Vier Kapitel auf 421 Seiten umfassen den Band aus dem transcript Verlag. Gegliedert ohne Vorwort und ohne ein Nachwort. Der erste Satz im Buch lautet: Le Corbusier ging beim Besuch eines Klosters auf... Wie ein Lesebuch gelesen, unterteilt in Passagen und Absätze, ergibt sich eine fortlaufende Struktur. Folgende Satzeinleitung fällt heraus: "Worauf Architektur antwortet, das könnte also so etwas sein wie..." Das sind Satzdehnungen, die sich laufend wiederholen, als wenn der Autor auf der Suche wäre. Manche Formulierungen gleichen Statements auf die Architektur, auf den Menschen und auf die Gesellschaft. Daraus ist ein Kompendium der Gedankenansätze kreiert worden. Auf Dauer etwas erschöpfend, kann bei richtiger innerer Einstellung aber auch kontemplativ sein.

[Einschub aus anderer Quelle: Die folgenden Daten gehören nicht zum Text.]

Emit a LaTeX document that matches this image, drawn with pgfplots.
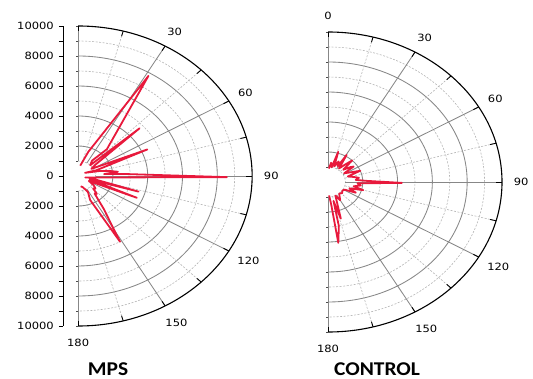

Gelegentlich fallen Namen von Theoretikern und Wissenschaftlern, die Anhaltspunkte liefern, wie die Ausrichtung ist. Darunter ist der Philosoph und Anthropologe Arnold Gehlen, der mehrfach erwähnt wird. Literarische Beispiele erweitern das Gedankenspiel und geben Auskunft: Heimito von Doderers Wiener Caféhausszenen oder bei Wilhelm Raabe hält sich der Autor auf. Was dagegen fehlt, ist ein konkreter hypothetischer Ansatz, der vorformuliert wurde. Text fängt einfach an und führt zu einer Anhäufung, ist kumulativ.
Das fördert das Lesen an sich, die Zielsuche nach bestimmten Inhalten bleibt jedoch sehr weit gefächert und somit auf der Strecke. Zudem sind Fußnoten zahlreich gesetzt. Das Substantiv "Architektur" hat Signalwirkung, ist ein Topos. Leser stoppen einen Moment und behandeln Gesagtes als Dreh- und Angelpunkt, was den Lesefluss wieder einschränkt. Abschnitte sind durch Buchstaben in alphanumerischer Reihenfolge gekennzeichnet, deren Bedeutung in Form einer Überschrift aber nicht erschlossen ist.
Das erste Kapitel im Buch nennt sich: "A. Orte und Grenzen, Leib und Blick, verkleinerte Modelle". Hieraus wird kein unmittelbarer Theorieansatz ablesbar. Eine theoretische Abhandlung hat andere Qualitäten. Vielleicht steckt eine textbezogene Iteration dahinter, die aufgebaut werden soll und die sich durch Vernetzung einzelner Lesefragmente durchaus erschließen mag.
Dr. Gerrit Confurius lebt als freier Autor in Berlin. Er arbeitete als Lektor für den »Greno-Verlag«, als Redakteur der »Bauwelt« und als Chefredakteur von »Daidalos«. Zu seinen Veröffentlichungen zählen u.a. »Sabbioneta oder die schöne Kunst der Stadtgründung« (Hanser), »Der Pinocchio-Effekt« (Sonderzahl) und »Ichzwang« (Matthes & Seitz).
Ein Stück Gesellschaftskritik findet dagegen auf jeden Fall statt. Untermalt mit zahlreichen Zitatgebern: Karl Marx bis Friedrich Nietzsche, Walter Benjamin, Gaston Bachelard und andere mehr verdeutlichen den Wissensumfang mit dem gehandelt wird. Daraus ergibt sich die Schwierigkeit, dass Probleme der Architektur und Gesellschaftskritik, letzteres ist immer auf die Masse ausgerichtet, vermischt werden. Die Suche nach baulicher Veränderung im technischen Sinne verschwimmt völlig. Weitere Kapitel im Buch sind: B. Die Sprache der Monumente, der Skandal des Ornaments; C. Mitte und Peripherie und D. Permanenz und Gedächtnis, Demiurg und Bastler.